**Written request:**
Print only the lines from the top of the data through the line with "from matplotlib.ticker import FixedLocator, NullFormatter", both included, skipping every picture.

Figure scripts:
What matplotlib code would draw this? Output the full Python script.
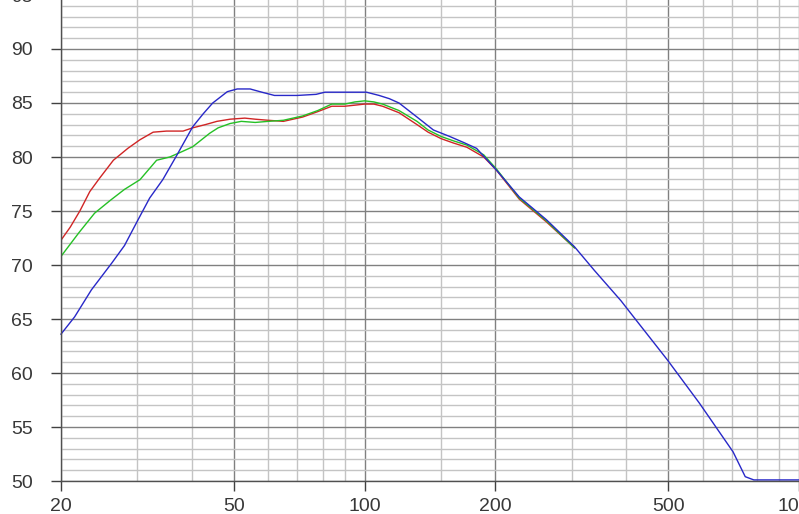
import matplotlib
matplotlib.use("Agg")
import matplotlib.pyplot as plt
from matplotlib.ticker import FixedLocator, NullFormatter

# ---- data ----
red_f = [20, 21, 22.1, 23.3, 24.5, 26.4, 28.5, 30.4, 32.6, 35, 38.2, 40.2, 43, 45.7, 49, 53, 56,
         60, 65, 72, 78, 84, 90, 95, 100, 105, 110, 120, 132, 140, 150, 160, 172, 188, 201,
         227, 262, 304]
red_db = [72.3, 73.5, 75.0, 76.8, 78.0, 79.7, 80.8, 81.6, 82.3, 82.4, 82.4, 82.7, 83.0, 83.3,
          83.5, 83.6, 83.5, 83.4, 83.3, 83.7, 84.2, 84.7, 84.7, 84.8, 84.9, 84.9, 84.7, 84.1,
          83.0, 82.3, 81.7, 81.3, 80.9, 80.0, 78.8, 76.1, 74.0, 71.6]

green_f = [20, 22, 23.9, 26, 28, 30.4, 33.2, 35.6, 38, 40.2, 44, 46, 49, 52, 56, 60, 65, 72,
           78, 84, 90, 95, 100, 105, 110, 120, 132, 140, 150, 160, 172, 188, 201, 227, 262, 304]
green_db = [70.8, 73.0, 74.8, 76.0, 77.0, 77.9, 79.7, 80.0, 80.5, 80.95, 82.2, 82.7, 83.1,
            83.3, 83.2, 83.3, 83.4, 83.8, 84.3, 84.9, 84.9, 85.1, 85.2, 85.1, 84.9, 84.3,
            83.3, 82.5, 81.9, 81.5, 81.1, 80.2, 78.9, 76.2, 74.1, 71.6]

blue_f = [20, 21.5, 23.5, 26.2, 28, 30.1, 32, 34.3, 37, 40.2, 42.5, 44.7, 48.3, 50.9, 54.5,
          58, 62, 70, 77.3, 81, 90, 101, 108, 114, 120, 132, 144, 157, 170, 181, 201,
          227, 262, 304, 338, 389, 416, 498, 590, 705, 752, 787, 1000]
blue_db = [63.6, 65.2, 67.7, 70.2, 71.8, 74.2, 76.2, 77.9, 80.2, 82.8, 84.0, 85.0, 86.05,
           86.3, 86.3, 86.0, 85.7, 85.7, 85.8, 86.0, 86.0, 86.0, 85.7, 85.4, 85.0, 83.7, 82.5,
           81.9, 81.3, 80.8, 78.8, 76.3, 74.2, 71.7, 69.5, 66.7, 65.2, 61.2, 57.2, 52.7, 50.4,
           50.1, 50.1]

x_major = [20, 50, 100, 200, 500, 1000]
x_labels = ["20", "50", "100", "200", "500", "1000"]
x_minor = [30, 40, 60, 70, 80, 90, 150, 300, 400, 600, 700, 800, 900]
y_major = [50, 55, 60, 65, 70, 75, 80, 85, 90, 95]
y_minor = [v for v in range(50, 96) if v % 5 != 0]

# ---- figure ----
W, H = 799, 514
fig = plt.figure(figsize=(W / 100, H / 100), dpi=100)
ax = fig.add_axes([61 / W, 33 / H, 738 / W, 486 / H])
ax.set_xscale("log")
ax.set_xlim(20, 1000)
ax.set_ylim(50, 95)

ax.xaxis.set_major_locator(FixedLocator(x_major))
ax.xaxis.set_minor_locator(FixedLocator(x_minor))
ax.xaxis.set_minor_formatter(NullFormatter())
ax.set_xticklabels(x_labels)
ax.yaxis.set_major_locator(FixedLocator(y_major))
ax.yaxis.set_minor_locator(FixedLocator(y_minor))

ax.grid(which="major", color="#808080", lw=1.0)
ax.grid(which="minor", color="#c4c4c4", lw=1.0)
ax.set_axisbelow(True)

for s in ["top", "right"]:
    ax.spines[s].set_visible(False)
for s in ["left", "bottom"]:
    ax.spines[s].set_color("#505050")
    ax.spines[s].set_linewidth(1.0)

ax.tick_params(which="major", axis="y", length=7, width=1, color="#404040", pad=13,
               labelsize=14, labelcolor="#383838")
ax.tick_params(which="major", axis="x", length=7, width=1, color="#404040", pad=5,
               labelsize=14, labelcolor="#383838")
ax.tick_params(which="minor", length=0)
for lab in ax.get_xticklabels() + ax.get_yticklabels():
    lab.set_family("Liberation Sans")

ax.plot(red_f, red_db, color="#d02525", lw=1.0)
ax.plot(green_f, green_db, color="#25c025", lw=1.0)
ax.plot(blue_f, blue_db, color="#2828c8", lw=1.0, clip_on=False)

fig.savefig("out.png", dpi=100)
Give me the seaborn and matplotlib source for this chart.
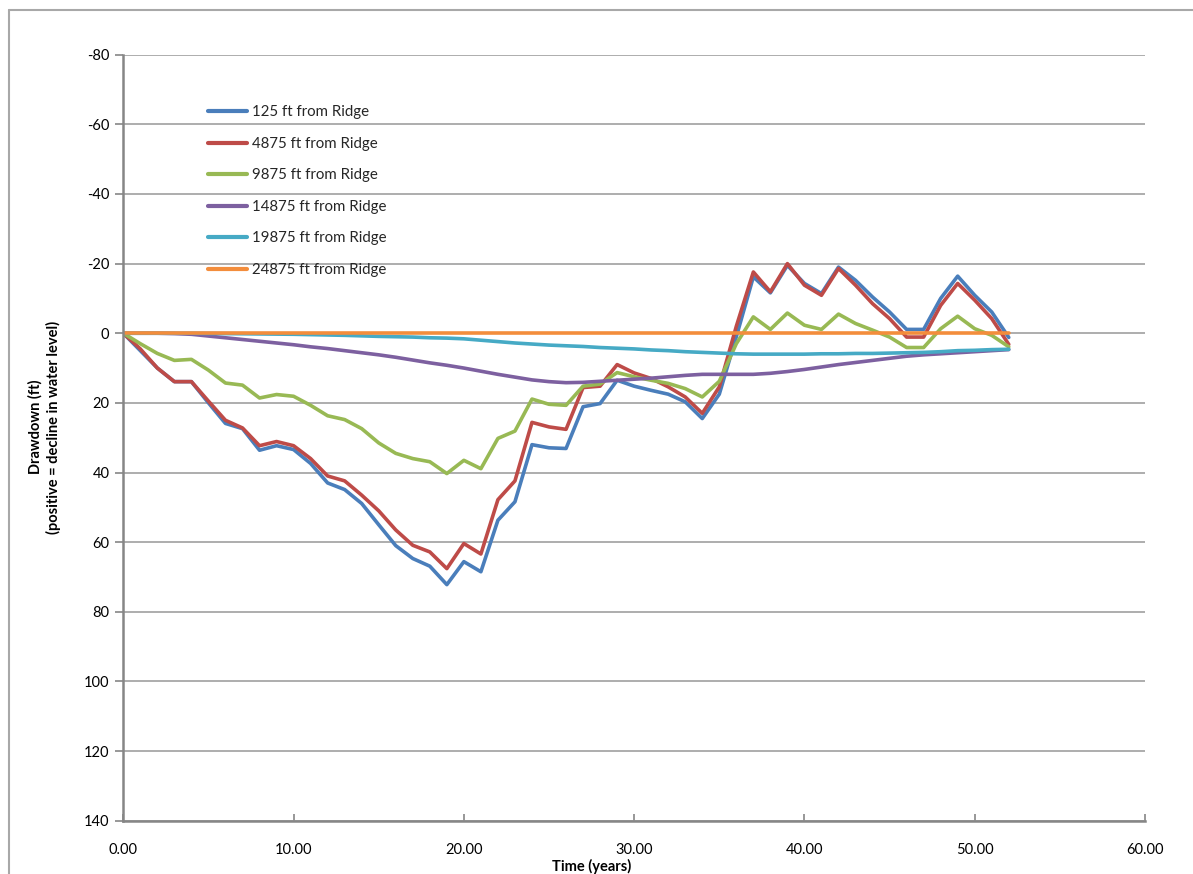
import numpy as np
import pandas as pd
import matplotlib
matplotlib.use("Agg")
import matplotlib.pyplot as plt
from matplotlib.lines import Line2D
from matplotlib.ticker import FormatStrFormatter
import seaborn as sns

years = list(range(0, 53))

d125 = [0, 5, 10, 13.9, 13.9, 20, 25.9, 27.4, 33.6, 32.3, 33.4, 37.4, 43, 44.9, 48.9, 55,
        61, 64.7, 66.9, 72.2, 65.6, 68.5, 53.7, 48.4, 32, 32.9, 33.1, 21.1, 20.2, 13.5, 15.2,
        16.4, 17.5, 19.7, 24.5, 17.5, 1, -16.2, -11.6, -19.5, -14.3, -11.4, -19, -15.2, -10.4,
        -6.1, -1.1, -1.1, -10, -16.4, -10.9, -6.1, 1.2]
d4875 = [0, 4.5, 10, 13.9, 13.9, 19.5, 25, 27.2, 32.3, 31.1, 32.3, 36, 41, 42.4, 46.5, 51,
         56.5, 60.9, 62.8, 67.6, 60.4, 63.4, 47.8, 42.4, 25.6, 26.9, 27.6, 15.6, 15.2, 9, 11.4,
         13, 15.4, 18.3, 23, 15.4, -2, -17.6, -11.9, -20, -13.8, -10.9, -18.6, -13.8, -8.5,
         -4.2, 1.1, 1.1, -8, -14.3, -9.5, -4.2, 3.2]
d9875 = [0, 3, 5.8, 7.8, 7.5, 10.6, 14.3, 14.9, 18.6, 17.6, 18.1, 20.7, 23.7, 24.8, 27.4, 31.5,
         34.5, 36, 36.9, 40.3, 36.5, 38.9, 30.2, 28.1, 18.9, 20.4, 20.7, 15.2, 14.6, 11.3, 12.5,
         13.5, 14.4, 15.9, 18.3, 13.8, 3, -4.7, -1.1, -5.8, -2.3, -1.1, -5.5, -2.8, -0.9,
         1.1, 4.1, 4.1, -1.3, -4.9, -1.3, 0.6, 3.9]
d14875 = [0, 0, 0, 0.1, 0.3, 0.8, 1.3, 1.8, 2.3, 2.8, 3.3, 3.9, 4.4, 5.0, 5.6, 6.2,
          6.9, 7.7, 8.5, 9.2, 10.0, 10.9, 11.8, 12.6, 13.4, 13.9, 14.2, 14.1, 13.8, 13.5, 13.2,
          12.9, 12.5, 12.1, 11.8, 11.8, 11.8, 11.8, 11.5, 11, 10.4, 9.7, 9, 8.4, 7.8,
          7.2, 6.6, 6.2, 5.9, 5.6, 5.3, 5, 4.7]
d19875 = [0, 0, 0, 0, 0, 0.05, 0.1, 0.15, 0.2, 0.25, 0.3, 0.4, 0.5, 0.6, 0.75, 0.9,
          1.0, 1.1, 1.3, 1.4, 1.6, 2.0, 2.4, 2.8, 3.1, 3.4, 3.6, 3.8, 4.1, 4.3, 4.5,
          4.8, 5.0, 5.3, 5.5, 5.7, 5.9, 6.0, 6.0, 6.0, 6.0, 5.9, 5.9, 5.8, 5.8,
          5.7, 5.6, 5.5, 5.3, 5.0, 4.9, 4.7, 4.6]
d24875 = [0] * 53

labels = ["125 ft from Ridge", "4875 ft from Ridge", "9875 ft from Ridge",
          "14875 ft from Ridge", "19875 ft from Ridge", "24875 ft from Ridge"]
series = [d125, d4875, d9875, d14875, d19875, d24875]
colors = ["#4A7EBB", "#BE4B48", "#98B954", "#7D60A0", "#46AAC5", "#F38D3C"]

x_ticks = [0, 10, 20, 30, 40, 50, 60]
y_ticks = [-80, -60, -40, -20, 0, 20, 40, 60, 80, 100, 120, 140]

frames = []
for lab, vals in zip(labels, series):
    frames.append(pd.DataFrame({"Time": years, "Drawdown": vals, "Series": lab}))
df = pd.concat(frames, ignore_index=True)

sns.set_theme(style="white")
plt.rcParams["font.family"] = ["Lato", "DejaVu Sans"]

fig = plt.figure(figsize=(11.93, 8.74), dpi=100)
ax = fig.add_axes([123.3 / 1193, 53.3 / 874, (1145 - 123.3) / 1193, 766 / 874])

sns.lineplot(data=df, x="Time", y="Drawdown", hue="Series", hue_order=labels,
             palette=colors, estimator=None, sort=False, linewidth=2.6, ax=ax,
             legend=False)

ax.set_xlim(0, 60)
ax.set_ylim(140, -80)
ax.set_xticks(x_ticks)
ax.set_yticks(y_ticks)
ax.xaxis.set_major_formatter(FormatStrFormatter("%.2f"))
ax.yaxis.set_major_formatter(FormatStrFormatter("%d"))

ax.yaxis.grid(True, color="#A0A0A0", linewidth=1.2)
ax.xaxis.grid(False)
ax.set_axisbelow(True)
for s in ["top", "right"]:
    ax.spines[s].set_visible(False)
for s in ["left", "bottom"]:
    ax.spines[s].set_color("#868686")
    ax.spines[s].set_linewidth(1.8)

ax.tick_params(axis="y", which="major", direction="out", length=6, width=1.2,
               color="#868686", labelsize=10.5, pad=4, left=True, labelcolor="#000000")
ax.tick_params(axis="x", which="major", direction="in", length=5, width=1.2,
               color="#868686", labelsize=10.5, pad=16, bottom=True, labelcolor="#000000")

ax.set_xlabel("Time (years)", fontsize=10.5, fontweight="bold", color="#000000")
ax.xaxis.set_label_coords(0.458, -0.0495)
ax.set_ylabel("Drawdown (ft)\n(positive = decline in water level)", fontsize=10.5,
              fontweight="bold", color="#000000", linespacing=1.3)
ax.yaxis.set_label_coords(-0.061, 0.514)

handles = [Line2D([0], [0], color=c, linewidth=3) for c in colors]
ax.legend(handles, labels, loc="upper left", bbox_to_anchor=(0.083, 0.934),
          frameon=False, fontsize=10.8, handlelength=2.6, handletextpad=0.3,
          labelspacing=1.17, borderpad=0, borderaxespad=0)

# outer chart frame (partially visible)
fig.add_artist(Line2D([9 / 1193, 1.0], [1 - 10 / 874, 1 - 10 / 874],
                      transform=fig.transFigure, color="#A8A8A8", linewidth=1.5))
fig.add_artist(Line2D([9 / 1193, 9 / 1193], [0, 1 - 10 / 874],
                      transform=fig.transFigure, color="#A8A8A8", linewidth=1.5))

fig.savefig("out.png", dpi=100, facecolor="white")
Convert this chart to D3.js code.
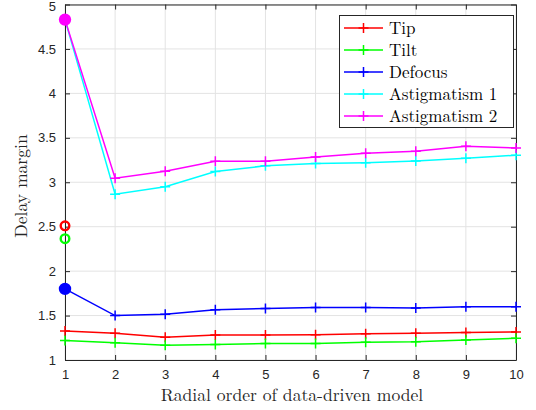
<!DOCTYPE html>
<html><head><meta charset="utf-8">
<script src="https://cdn.jsdelivr.net/npm/d3@7"></script>
<style>body{margin:0;background:#fff}svg{display:block}</style>
</head><body><svg id="c" width="536" height="410"></svg>
<script>
const orders = [1,2,3,4,5,6,7,8,9,10];
const seriesNames = ["Tip","Tilt","Defocus","Astigmatism 1","Astigmatism 2"];
const seriesColors = ["#ff0000","#00ff00","#0000ff","#00ffff","#ff00ff"];
const tipValues   = [1.325,1.30,1.255,1.28,1.28,1.285,1.295,1.30,1.31,1.315];
const tiltValues  = [1.22,1.195,1.165,1.175,1.185,1.185,1.20,1.205,1.225,1.245];
const defocusValues = [1.80,1.50,1.515,1.565,1.58,1.59,1.59,1.585,1.60,1.60];
const astig1Values = [4.83,2.865,2.95,3.12,3.185,3.21,3.22,3.24,3.27,3.305];
const astig2Values = [4.83,3.045,3.125,3.235,3.235,3.285,3.325,3.35,3.405,3.385];
// circle markers at order 1
const circleValues = [2.51,2.365,1.80,4.83,4.83];
const circleFilled = [false,false,true,true,true];
const xTicks = [1,2,3,4,5,6,7,8,9,10];
const yTicks = [1,1.5,2,2.5,3,3.5,4,4.5,5];
const xLabel = "Radial order of data-driven model";
const yLabel = "Delay margin";

const allValues = [tipValues,tiltValues,defocusValues,astig1Values,astig2Values];
const svg = d3.select("#c");
const L=65,R=516,T=4.5,B=360;
const x = d3.scaleLinear().domain([1,10]).range([L,R]);
const y = d3.scaleLinear().domain([1,5]).range([B,T]);
const tickFont = "'Liberation Sans', Arial, Helvetica, sans-serif";
const serif = "'Latin Modern Roman','CMU Serif','Liberation Serif',serif";

// grid
const g = svg.append("g");
g.selectAll(".gx").data(xTicks).join("line").attr("x1",d=>x(d)).attr("x2",d=>x(d)).attr("y1",T).attr("y2",B).attr("stroke","#e3e3e3").attr("stroke-width",1);
g.selectAll(".gy").data(yTicks).join("line").attr("y1",d=>y(d)).attr("y2",d=>y(d)).attr("x1",L).attr("x2",R).attr("stroke","#e3e3e3").attr("stroke-width",1);

// axes
const ax = d3.axisBottom(x).tickValues(xTicks).tickSizeInner(-5).tickSizeOuter(0).tickPadding(10).tickFormat(d3.format("d"));
const ay = d3.axisLeft(y).tickValues(yTicks).tickSizeInner(-5).tickSizeOuter(0).tickPadding(9).tickFormat(d=>d3.format("")(d));
const axT = d3.axisTop(x).tickValues(xTicks).tickSizeInner(-5).tickSizeOuter(0).tickFormat("");
const ayR = d3.axisRight(y).tickValues(yTicks).tickSizeInner(-5).tickSizeOuter(0).tickFormat("");
function style(sel){sel.selectAll("path").attr("stroke","#262626");sel.selectAll("line").attr("stroke","#262626");sel.selectAll("text").attr("fill","#262626").style("font-family",tickFont).style("font-size","13px");}
svg.append("g").attr("transform",`translate(0,${B})`).call(ax).call(style);
const yAxG = svg.append("g").attr("transform",`translate(${L},0)`).call(ay).call(style);
yAxG.selectAll(".tick").filter(d=>d===5).select("text").attr("dy","0.45em");
svg.append("g").attr("transform",`translate(0,${T})`).call(axT).call(style);
svg.append("g").attr("transform",`translate(${R},0)`).call(ayR).call(style);

// lines
const line = d3.line().x((d,i)=>x(orders[i])).y(d=>y(d));
allValues.forEach((vals,k)=>{
  svg.append("path").attr("d",line(vals)).attr("fill","none").attr("stroke",seriesColors[k]).attr("stroke-width",1.5);
  svg.append("g").selectAll("path").data(vals).join("path")
    .attr("d",(d,i)=>{const cx=x(orders[i]),cy=y(d);return `M${cx-5},${cy}H${cx+5}M${cx},${cy-5}V${cy+5}`;})
    .attr("stroke",seriesColors[k]).attr("stroke-width",1.5);
});
// circles
circleValues.forEach((v,k)=>{
  if(k===3) return;
  svg.append("circle").attr("cx",x(1)).attr("cy",y(v)).attr("r",circleFilled[k]?5:4.3)
    .attr("fill",circleFilled[k]?seriesColors[k]:"none").attr("stroke",seriesColors[k]).attr("stroke-width",2.4);
});

// labels
svg.append("text").attr("x",292).attr("y",401).attr("text-anchor","middle").style("font-family",serif).style("font-size","17.6px").attr("fill","#262626").text(xLabel);
svg.append("text").attr("transform",`translate(27,186) rotate(-90)`).attr("text-anchor","middle").style("font-family",serif).style("font-size","17.6px").attr("fill","#262626").text(yLabel);

// legend
const lg = svg.append("g");
lg.append("rect").attr("x",339.5).attr("y",15.5).attr("width",174).attr("height",112).attr("fill","#fff").attr("stroke","#262626").attr("stroke-width",1);
seriesNames.forEach((n,k)=>{
  const yy = 28 + k*22;
  lg.append("line").attr("x1",344).attr("x2",383).attr("y1",yy).attr("y2",yy).attr("stroke",seriesColors[k]).attr("stroke-width",1.5);
  lg.append("path").attr("d",`M${358.5},${yy}H${368.5}M${363.5},${yy-5}V${yy+5}`).attr("stroke",seriesColors[k]).attr("stroke-width",1.5);
  lg.append("text").attr("x",389).attr("y",yy+5.5).style("font-family",serif).style("font-size","17px").attr("fill","#000").text(n);
});
</script></body></html>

**Solution to this problem:**
What matplotlib code would draw this? Output the full Python script.
import matplotlib
matplotlib.use("Agg")
import matplotlib.pyplot as plt
from matplotlib.ticker import FixedLocator, NullFormatter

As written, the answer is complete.